**EXERCISE MATERIALS**
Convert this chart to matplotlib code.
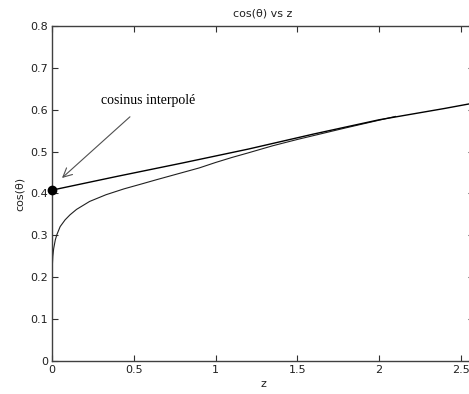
import matplotlib
matplotlib.use("Agg")
import matplotlib.pyplot as plt

# courbe interpolée (quasi droite depuis le point z=0)
z_interp = [0, 0.4, 0.8, 1.2, 1.6, 2.0, 2.4, 2.58]
cos_interp = [0.408, 0.441, 0.473, 0.506, 0.542, 0.576, 0.603, 0.616]

# courbe mesurée
z_curve = [0, 0.002, 0.005, 0.01, 0.02, 0.03, 0.05, 0.08, 0.11, 0.15, 0.23, 0.33,
           0.44, 0.55, 0.64, 0.77, 0.9, 1.0, 1.1, 1.2, 1.35, 1.5, 1.8, 2.1]
cos_curve = [0.20, 0.228, 0.25, 0.268, 0.289, 0.302, 0.321, 0.337, 0.349, 0.362, 0.381, 0.397,
             0.411, 0.423, 0.433, 0.447, 0.461, 0.474, 0.486, 0.497, 0.514, 0.529, 0.557, 0.584]

# point de départ
z_point = [0]
cos_point = [0.408]

x_ticks = [0, 0.5, 1, 1.5, 2, 2.5]
y_ticks = [0, 0.1, 0.2, 0.3, 0.4, 0.5, 0.6, 0.7, 0.8]

fig = plt.figure(figsize=(4.69, 3.94), dpi=100)
ax = fig.add_axes([0.1109, 0.0838, 0.8998, 0.8503])

ax.plot(z_curve, cos_curve, color="#202020", linewidth=0.8)
ax.plot(z_interp, cos_interp, color="black", linewidth=1.0)
ax.plot(z_point, cos_point, "o", color="black", markersize=6, clip_on=False, zorder=5)

ax.set_xlim(0, 2.58)
ax.set_ylim(0, 0.8)
ax.set_xticks(x_ticks)
ax.set_xticklabels(["0", "0.5", "1", "1.5", "2", "2.5"])
ax.set_yticks(y_ticks)
ax.set_yticklabels(["0", "0.1", "0.2", "0.3", "0.4", "0.5", "0.6", "0.7", "0.8"])
ax.tick_params(direction="in", length=4, labelsize=8, top=True, right=True,
               color="#303030", labelcolor="#202020", pad=3)
for side in ax.spines.values():
    side.set_color("#404040")
    side.set_linewidth(1.0)

ax.set_xlabel("z", fontsize=8, color="#202020", labelpad=3)
ax.set_ylabel("cos(θ)", fontsize=8, color="#202020", labelpad=4)
ax.set_title("cos(θ) vs z", fontsize=8, color="#202020", pad=7)

# annotation
ax.annotate("cosinus interpolé", xy=(0.061, 0.437), xytext=(0.59, 0.623),
            ha="center", va="center", fontsize=10, family="Liberation Serif",
            arrowprops=dict(arrowstyle="->", color="#505050", lw=0.8,
                            shrinkA=8, shrinkB=0, mutation_scale=16))

fig.savefig("out.png", dpi=100)
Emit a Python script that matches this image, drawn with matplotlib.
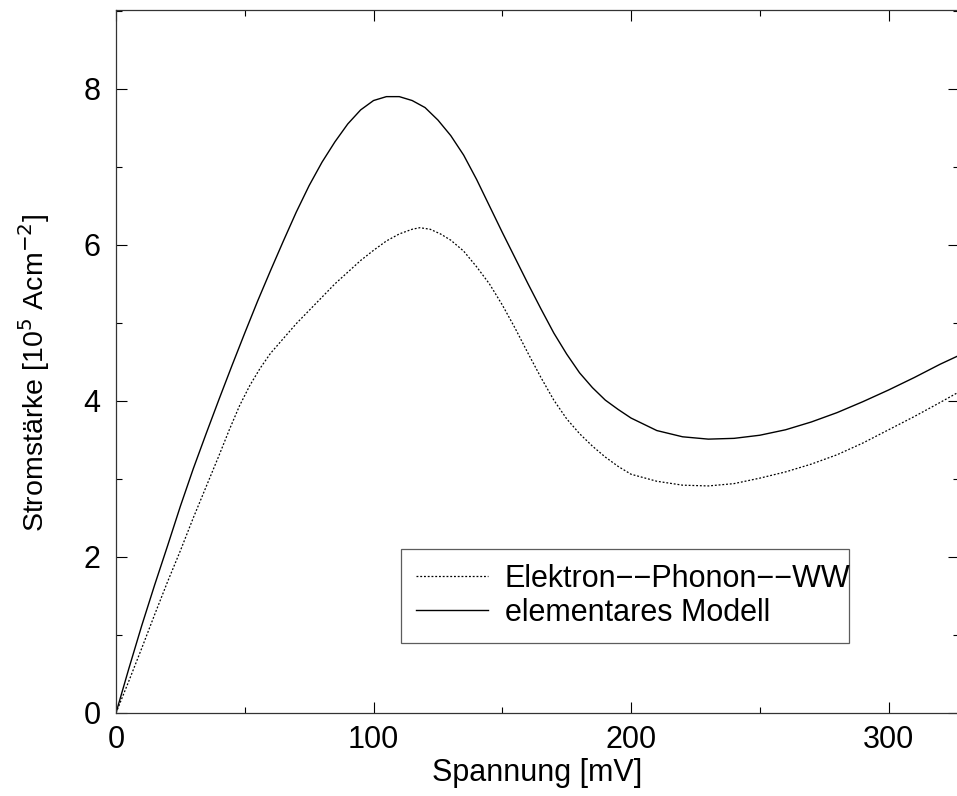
import matplotlib
matplotlib.use("Agg")
import matplotlib.pyplot as plt
from matplotlib.ticker import MultipleLocator

plt.rcParams['font.family'] = ['Liberation Sans', 'DejaVu Sans']

# elementares Modell (solid)
x_elem = [0, 5, 10, 15, 20, 25, 30, 35, 40, 45, 50, 55, 60, 65, 70, 75, 80,
          85, 90, 95, 100, 105, 110, 115, 120, 125, 130, 135, 140, 145, 150,
          155, 160, 165, 170, 175, 180, 185, 190, 195, 200, 210, 220, 230,
          240, 250, 260, 270, 280, 290, 300, 310, 320, 326.5]
y_elem = [0, 0.57, 1.12, 1.64, 2.14, 2.65, 3.13, 3.58, 4.02, 4.45, 4.87,
          5.28, 5.67, 6.05, 6.42, 6.76, 7.06, 7.32, 7.55, 7.73, 7.85, 7.9,
          7.9, 7.85, 7.76, 7.6, 7.4, 7.15, 6.84, 6.5, 6.16, 5.83, 5.5,
          5.18, 4.87, 4.6, 4.36, 4.17, 4.01, 3.89, 3.78, 3.62, 3.54, 3.51,
          3.52, 3.56, 3.63, 3.73, 3.85, 3.99, 4.14, 4.3, 4.47, 4.57]

# Elektron--Phonon--WW (dotted)
x_ep = [0, 5, 10, 15, 20, 25, 30, 35, 40, 44, 48, 52, 56, 60, 65, 70, 75, 80,
        85, 90, 95, 100, 105, 110, 115, 118, 122, 126, 130, 135, 140, 145,
        150, 155, 160, 165, 170, 175, 180, 185, 190, 195, 200, 210, 220, 230,
        240, 250, 260, 270, 280, 290, 300, 310, 320, 326.5]
y_ep = [0, 0.41, 0.83, 1.26, 1.68, 2.08, 2.5, 2.9, 3.3, 3.63, 3.94, 4.2,
        4.42, 4.61, 4.8, 4.99, 5.16, 5.33, 5.5, 5.65, 5.8, 5.93, 6.05, 6.14,
        6.2, 6.22, 6.2, 6.14, 6.06, 5.92, 5.72, 5.5, 5.23, 4.93, 4.61, 4.3,
        4.01, 3.77, 3.58, 3.42, 3.28, 3.16, 3.06, 2.97, 2.92, 2.91, 2.94,
        3.01, 3.09, 3.19, 3.31, 3.46, 3.63, 3.8, 3.98, 4.1]

fig = plt.figure(figsize=(9.57, 7.96), dpi=100)
ax = fig.add_axes([0.1212, 0.1043, 0.8808, 0.8831])

ax.plot(x_ep, y_ep, color='black', lw=0.9, linestyle=(0, (1.5, 1.5)),
        label='Elektron−−Phonon−−WW')
ax.plot(x_elem, y_elem, color='black', lw=1.0, label='elementares Modell')

ax.set_xlim(0, 327.3)
ax.set_ylim(0, 9.01)
ax.xaxis.set_major_locator(MultipleLocator(100))
ax.xaxis.set_minor_locator(MultipleLocator(50))
ax.yaxis.set_major_locator(MultipleLocator(2))
ax.yaxis.set_minor_locator(MultipleLocator(1))
ax.tick_params(which='both', direction='in', top=True, right=True,
               labelsize=22, width=0.8)
ax.tick_params(which='major', length=8)
ax.tick_params(which='minor', length=4)
ax.tick_params(axis='y', pad=11)
ax.tick_params(axis='x', pad=9)
for s in ax.spines.values():
    s.set_linewidth(0.9)
    s.set_color('#333333')

ax.set_xlabel('Spannung [mV]', fontsize=22, labelpad=2)
ax.set_ylabel('Stromstärke [10$^5$ Acm$^{-2}$]', fontsize=20.5, labelpad=2)
ax.yaxis.set_label_coords(-0.076, 0.484)

leg = ax.legend(loc='lower left', bbox_to_anchor=(0.338, 0.0996, 0.532, 0.135),
                mode='expand', borderaxespad=0, fontsize=22, frameon=True,
                fancybox=False, handlelength=2.35, handletextpad=0.55,
                labelspacing=0.12, borderpad=0.5)
leg.get_frame().set_edgecolor('#333333')
leg.get_frame().set_linewidth(0.9)

fig.savefig('out.png', dpi=100)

**EXERCISE**
Print all the records again exactly; do not include any picture.

**TASK ANSWER**
Convert this chart to matplotlib code.
import matplotlib
matplotlib.use("Agg")
import matplotlib.pyplot as plt

# courbe interpolée (quasi droite depuis le point z=0)
z_interp = [0, 0.4, 0.8, 1.2, 1.6, 2.0, 2.4, 2.58]
cos_interp = [0.408, 0.441, 0.473, 0.506, 0.542, 0.576, 0.603, 0.616]

# courbe mesurée
z_curve = [0, 0.002, 0.005, 0.01, 0.02, 0.03, 0.05, 0.08, 0.11, 0.15, 0.23, 0.33,
           0.44, 0.55, 0.64, 0.77, 0.9, 1.0, 1.1, 1.2, 1.35, 1.5, 1.8, 2.1]
cos_curve = [0.20, 0.228, 0.25, 0.268, 0.289, 0.302, 0.321, 0.337, 0.349, 0.362, 0.381, 0.397,
             0.411, 0.423, 0.433, 0.447, 0.461, 0.474, 0.486, 0.497, 0.514, 0.529, 0.557, 0.584]

# point de départ
z_point = [0]
cos_point = [0.408]

x_ticks = [0, 0.5, 1, 1.5, 2, 2.5]
y_ticks = [0, 0.1, 0.2, 0.3, 0.4, 0.5, 0.6, 0.7, 0.8]

fig = plt.figure(figsize=(4.69, 3.94), dpi=100)
ax = fig.add_axes([0.1109, 0.0838, 0.8998, 0.8503])

ax.plot(z_curve, cos_curve, color="#202020", linewidth=0.8)
ax.plot(z_interp, cos_interp, color="black", linewidth=1.0)
ax.plot(z_point, cos_point, "o", color="black", markersize=6, clip_on=False, zorder=5)

ax.set_xlim(0, 2.58)
ax.set_ylim(0, 0.8)
ax.set_xticks(x_ticks)
ax.set_xticklabels(["0", "0.5", "1", "1.5", "2", "2.5"])
ax.set_yticks(y_ticks)
ax.set_yticklabels(["0", "0.1", "0.2", "0.3", "0.4", "0.5", "0.6", "0.7", "0.8"])
ax.tick_params(direction="in", length=4, labelsize=8, top=True, right=True,
               color="#303030", labelcolor="#202020", pad=3)
for side in ax.spines.values():
    side.set_color("#404040")
    side.set_linewidth(1.0)

ax.set_xlabel("z", fontsize=8, color="#202020", labelpad=3)
ax.set_ylabel("cos(θ)", fontsize=8, color="#202020", labelpad=4)
ax.set_title("cos(θ) vs z", fontsize=8, color="#202020", pad=7)

# annotation
ax.annotate("cosinus interpolé", xy=(0.061, 0.437), xytext=(0.59, 0.623),
            ha="center", va="center", fontsize=10, family="Liberation Serif",
            arrowprops=dict(arrowstyle="->", color="#505050", lw=0.8,
                            shrinkA=8, shrinkB=0, mutation_scale=16))

fig.savefig("out.png", dpi=100)
Emit a Python script that matches this image, drawn with matplotlib.
import matplotlib
matplotlib.use("Agg")
import matplotlib.pyplot as plt
from matplotlib.ticker import MultipleLocator

plt.rcParams['font.family'] = ['Liberation Sans', 'DejaVu Sans']

# elementares Modell (solid)
x_elem = [0, 5, 10, 15, 20, 25, 30, 35, 40, 45, 50, 55, 60, 65, 70, 75, 80,
          85, 90, 95, 100, 105, 110, 115, 120, 125, 130, 135, 140, 145, 150,
          155, 160, 165, 170, 175, 180, 185, 190, 195, 200, 210, 220, 230,
          240, 250, 260, 270, 280, 290, 300, 310, 320, 326.5]
y_elem = [0, 0.57, 1.12, 1.64, 2.14, 2.65, 3.13, 3.58, 4.02, 4.45, 4.87,
          5.28, 5.67, 6.05, 6.42, 6.76, 7.06, 7.32, 7.55, 7.73, 7.85, 7.9,
          7.9, 7.85, 7.76, 7.6, 7.4, 7.15, 6.84, 6.5, 6.16, 5.83, 5.5,
          5.18, 4.87, 4.6, 4.36, 4.17, 4.01, 3.89, 3.78, 3.62, 3.54, 3.51,
          3.52, 3.56, 3.63, 3.73, 3.85, 3.99, 4.14, 4.3, 4.47, 4.57]

# Elektron--Phonon--WW (dotted)
x_ep = [0, 5, 10, 15, 20, 25, 30, 35, 40, 44, 48, 52, 56, 60, 65, 70, 75, 80,
        85, 90, 95, 100, 105, 110, 115, 118, 122, 126, 130, 135, 140, 145,
        150, 155, 160, 165, 170, 175, 180, 185, 190, 195, 200, 210, 220, 230,
        240, 250, 260, 270, 280, 290, 300, 310, 320, 326.5]
y_ep = [0, 0.41, 0.83, 1.26, 1.68, 2.08, 2.5, 2.9, 3.3, 3.63, 3.94, 4.2,
        4.42, 4.61, 4.8, 4.99, 5.16, 5.33, 5.5, 5.65, 5.8, 5.93, 6.05, 6.14,
        6.2, 6.22, 6.2, 6.14, 6.06, 5.92, 5.72, 5.5, 5.23, 4.93, 4.61, 4.3,
        4.01, 3.77, 3.58, 3.42, 3.28, 3.16, 3.06, 2.97, 2.92, 2.91, 2.94,
        3.01, 3.09, 3.19, 3.31, 3.46, 3.63, 3.8, 3.98, 4.1]

fig = plt.figure(figsize=(9.57, 7.96), dpi=100)
ax = fig.add_axes([0.1212, 0.1043, 0.8808, 0.8831])

ax.plot(x_ep, y_ep, color='black', lw=0.9, linestyle=(0, (1.5, 1.5)),
        label='Elektron−−Phonon−−WW')
ax.plot(x_elem, y_elem, color='black', lw=1.0, label='elementares Modell')

ax.set_xlim(0, 327.3)
ax.set_ylim(0, 9.01)
ax.xaxis.set_major_locator(MultipleLocator(100))
ax.xaxis.set_minor_locator(MultipleLocator(50))
ax.yaxis.set_major_locator(MultipleLocator(2))
ax.yaxis.set_minor_locator(MultipleLocator(1))
ax.tick_params(which='both', direction='in', top=True, right=True,
               labelsize=22, width=0.8)
ax.tick_params(which='major', length=8)
ax.tick_params(which='minor', length=4)
ax.tick_params(axis='y', pad=11)
ax.tick_params(axis='x', pad=9)
for s in ax.spines.values():
    s.set_linewidth(0.9)
    s.set_color('#333333')

ax.set_xlabel('Spannung [mV]', fontsize=22, labelpad=2)
ax.set_ylabel('Stromstärke [10$^5$ Acm$^{-2}$]', fontsize=20.5, labelpad=2)
ax.yaxis.set_label_coords(-0.076, 0.484)

leg = ax.legend(loc='lower left', bbox_to_anchor=(0.338, 0.0996, 0.532, 0.135),
                mode='expand', borderaxespad=0, fontsize=22, frameon=True,
                fancybox=False, handlelength=2.35, handletextpad=0.55,
                labelspacing=0.12, borderpad=0.5)
leg.get_frame().set_edgecolor('#333333')
leg.get_frame().set_linewidth(0.9)

fig.savefig('out.png', dpi=100)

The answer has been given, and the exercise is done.